* START *
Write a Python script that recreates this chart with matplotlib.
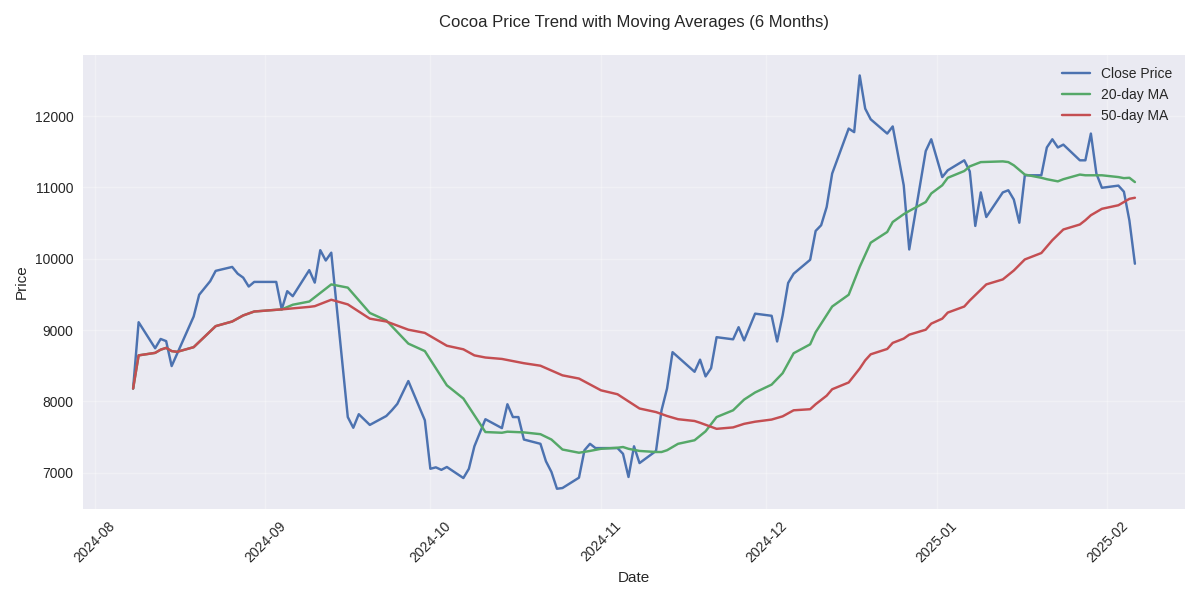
import pandas as pd
import matplotlib
matplotlib.use('Agg')
import matplotlib.pyplot as plt

# Close prices (trading days)
close_dates = [
    '2024-08-08', '2024-08-09', '2024-08-12', '2024-08-13', '2024-08-14', '2024-08-15',
    '2024-08-19', '2024-08-20', '2024-08-22', '2024-08-23', '2024-08-26', '2024-08-27',
    '2024-08-28', '2024-08-29', '2024-08-30', '2024-09-03', '2024-09-04', '2024-09-05',
    '2024-09-06', '2024-09-09', '2024-09-10', '2024-09-11', '2024-09-12', '2024-09-13',
    '2024-09-16', '2024-09-17', '2024-09-18', '2024-09-20', '2024-09-23', '2024-09-24',
    '2024-09-25', '2024-09-27', '2024-09-30', '2024-10-01', '2024-10-02', '2024-10-03',
    '2024-10-04', '2024-10-07', '2024-10-08', '2024-10-09', '2024-10-11', '2024-10-14',
    '2024-10-15', '2024-10-16', '2024-10-17', '2024-10-18', '2024-10-21', '2024-10-22',
    '2024-10-23', '2024-10-24', '2024-10-25', '2024-10-28', '2024-10-29', '2024-10-30',
    '2024-10-31', '2024-11-04', '2024-11-05', '2024-11-06', '2024-11-07', '2024-11-08',
    '2024-11-11', '2024-11-12', '2024-11-13', '2024-11-14', '2024-11-18', '2024-11-19',
    '2024-11-20', '2024-11-21', '2024-11-22', '2024-11-25', '2024-11-26', '2024-11-27',
    '2024-11-29', '2024-12-02', '2024-12-03', '2024-12-04', '2024-12-05', '2024-12-06',
    '2024-12-09', '2024-12-10', '2024-12-11', '2024-12-12', '2024-12-13', '2024-12-16',
    '2024-12-17', '2024-12-18', '2024-12-19', '2024-12-20', '2024-12-23', '2024-12-24',
    '2024-12-26', '2024-12-27', '2024-12-30', '2024-12-31', '2025-01-02', '2025-01-03',
    '2025-01-06', '2025-01-07', '2025-01-08', '2025-01-09', '2025-01-10', '2025-01-13',
    '2025-01-14', '2025-01-15', '2025-01-16', '2025-01-17', '2025-01-20', '2025-01-21',
    '2025-01-22', '2025-01-23', '2025-01-24', '2025-01-27', '2025-01-28', '2025-01-29',
    '2025-01-30', '2025-01-31', '2025-02-03', '2025-02-04', '2025-02-05', '2025-02-06',
]
close = [
    8180, 9110, 8745, 8875, 8845, 8495,
    9190, 9495, 9685, 9830, 9885, 9790,
    9735, 9610, 9675, 9675, 9290, 9545,
    9475, 9840, 9665, 10120, 9975, 10085,
    7780, 7630, 7820, 7670, 7795, 7875,
    7965, 8285, 7735, 7055, 7075, 7040,
    7080, 6925, 7055, 7370, 7750, 7625,
    7960, 7780, 7780, 7465, 7405, 7160,
    7010, 6775, 6785, 6930, 7315, 7405,
    7345, 7345, 7265, 6940, 7370, 7135,
    7305, 7875, 8180, 8690, 8415, 8585,
    8350, 8465, 8900, 8870, 9040, 8855,
    9230, 9200, 8840, 9205, 9660, 9790,
    9985, 10390, 10470, 10725, 11195, 11825,
    11775, 12570, 12105, 11955, 11755, 11855,
    11030, 10130, 11510, 11675, 11145, 11240,
    11380, 11225, 10460, 10930, 10585, 10930,
    10960, 10830, 10505, 11170, 11170, 11560,
    11675, 11560, 11600, 11380, 11380, 11755,
    11195, 10995, 11025, 10940, 10535, 9930,
]

# 20-day moving average (before 2024-09-04 it lies under the 50-day line)
ma20_dates = [
    '2024-08-08', '2024-08-09', '2024-08-12', '2024-08-13', '2024-08-14', '2024-08-15',
    '2024-08-16', '2024-08-19', '2024-08-23', '2024-08-26', '2024-08-28', '2024-08-30',
    '2024-09-04', '2024-09-06', '2024-09-09', '2024-09-13', '2024-09-16', '2024-09-20',
    '2024-09-23', '2024-09-27', '2024-09-30', '2024-10-04', '2024-10-07', '2024-10-09',
    '2024-10-11', '2024-10-14', '2024-10-15', '2024-10-18', '2024-10-21', '2024-10-23',
    '2024-10-25', '2024-10-28', '2024-10-30', '2024-11-01', '2024-11-04', '2024-11-05',
    '2024-11-06', '2024-11-08', '2024-11-11', '2024-11-12', '2024-11-13', '2024-11-15',
    '2024-11-18', '2024-11-20', '2024-11-22', '2024-11-25', '2024-11-27', '2024-11-29',
    '2024-12-02', '2024-12-04', '2024-12-06', '2024-12-09', '2024-12-10', '2024-12-13',
    '2024-12-16', '2024-12-18', '2024-12-20', '2024-12-23', '2024-12-24', '2024-12-26',
    '2024-12-27', '2024-12-30', '2024-12-31', '2025-01-02', '2025-01-03', '2025-01-06',
    '2025-01-07', '2025-01-09', '2025-01-13', '2025-01-14', '2025-01-15', '2025-01-17',
    '2025-01-20', '2025-01-21', '2025-01-23', '2025-01-24', '2025-01-27', '2025-01-28',
    '2025-01-30', '2025-01-31', '2025-02-03', '2025-02-04', '2025-02-05', '2025-02-06',
]
ma20 = [
    8180, 8645, 8680, 8725, 8750, 8705,
    8695, 8760, 9055, 9120, 9205, 9260,
    9290, 9355, 9400, 9640, 9595, 9240,
    9135, 8810, 8705, 8225, 8040, 7805,
    7570, 7560, 7575, 7565, 7540, 7465,
    7325, 7280, 7305, 7335, 7350, 7360,
    7335, 7305, 7290, 7290, 7315, 7405,
    7455, 7580, 7780, 7875, 8025, 8125,
    8235, 8395, 8675, 8800, 8970, 9330,
    9495, 9885, 10225, 10375, 10515, 10625,
    10670, 10795, 10915, 11030, 11135, 11230,
    11295, 11355, 11365, 11355, 11310, 11180,
    11135, 11115, 11085, 11115, 11180, 11170,
    11170, 11170, 11145, 11130, 11135, 11075,
]

# 50-day moving average
ma50_dates = [
    '2024-08-08', '2024-08-09', '2024-08-12', '2024-08-13', '2024-08-14', '2024-08-15',
    '2024-08-16', '2024-08-19', '2024-08-23', '2024-08-26', '2024-08-28', '2024-08-30',
    '2024-09-04', '2024-09-09', '2024-09-10', '2024-09-13', '2024-09-16', '2024-09-20',
    '2024-09-23', '2024-09-27', '2024-09-30', '2024-10-04', '2024-10-07', '2024-10-09',
    '2024-10-11', '2024-10-14', '2024-10-18', '2024-10-21', '2024-10-25', '2024-10-28',
    '2024-11-01', '2024-11-04', '2024-11-08', '2024-11-11', '2024-11-13', '2024-11-15',
    '2024-11-18', '2024-11-19', '2024-11-22', '2024-11-25', '2024-11-27', '2024-11-29',
    '2024-12-02', '2024-12-04', '2024-12-06', '2024-12-09', '2024-12-10', '2024-12-12',
    '2024-12-13', '2024-12-16', '2024-12-18', '2024-12-19', '2024-12-20', '2024-12-23',
    '2024-12-24', '2024-12-26', '2024-12-27', '2024-12-30', '2024-12-31', '2025-01-02',
    '2025-01-03', '2025-01-06', '2025-01-07', '2025-01-08', '2025-01-10', '2025-01-13',
    '2025-01-15', '2025-01-17', '2025-01-20', '2025-01-22', '2025-01-24', '2025-01-27',
    '2025-01-28', '2025-01-29', '2025-01-31', '2025-02-03', '2025-02-04', '2025-02-05',
    '2025-02-06',
]
ma50 = [
    8180, 8645, 8680, 8725, 8750, 8705,
    8695, 8760, 9055, 9120, 9205, 9260,
    9290, 9325, 9335, 9425, 9360, 9160,
    9120, 9005, 8960, 8780, 8730, 8645,
    8615, 8595, 8535, 8500, 8365, 8320,
    8155, 8100, 7900, 7850, 7795, 7750,
    7725, 7700, 7615, 7635, 7685, 7715,
    7745, 7790, 7875, 7890, 7960, 8080,
    8170, 8265, 8460, 8575, 8660, 8735,
    8820, 8880, 8935, 9005, 9090, 9160,
    9245, 9330, 9415, 9490, 9640, 9710,
    9835, 9990, 10080, 10260, 10410, 10480,
    10540, 10610, 10700, 10750, 10795, 10840,
    10855,
]

plt.style.use('seaborn-v0_8')
plt.rcParams['font.family'] = ['Liberation Sans', 'DejaVu Sans']

fig, ax = plt.subplots(figsize=(12, 6), dpi=100)
ax.plot(pd.to_datetime(close_dates), close, label='Close Price', color='#4C72B0')
ax.plot(pd.to_datetime(ma20_dates), ma20, label='20-day MA', color='#55A868')
ax.plot(pd.to_datetime(ma50_dates), ma50, label='50-day MA', color='#C44E52')

ax.set_title('Cocoa Price Trend with Moving Averages (6 Months)', fontsize=12, pad=20)
ax.set_xlabel('Date')
ax.set_ylabel('Price')
ax.legend(loc='upper right')
ax.grid(True, alpha=0.3)
plt.xticks(rotation=45)

plt.tight_layout()
plt.savefig('out.png', dpi=100)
* END *
Please reproduce the listing exactly from its opening line through the line that contains "import matplotlib.pyplot as plt", both included, with all pictures omitted.

Write a Python script that recreates this chart with matplotlib.
import pandas as pd
import matplotlib
matplotlib.use('Agg')
import matplotlib.pyplot as plt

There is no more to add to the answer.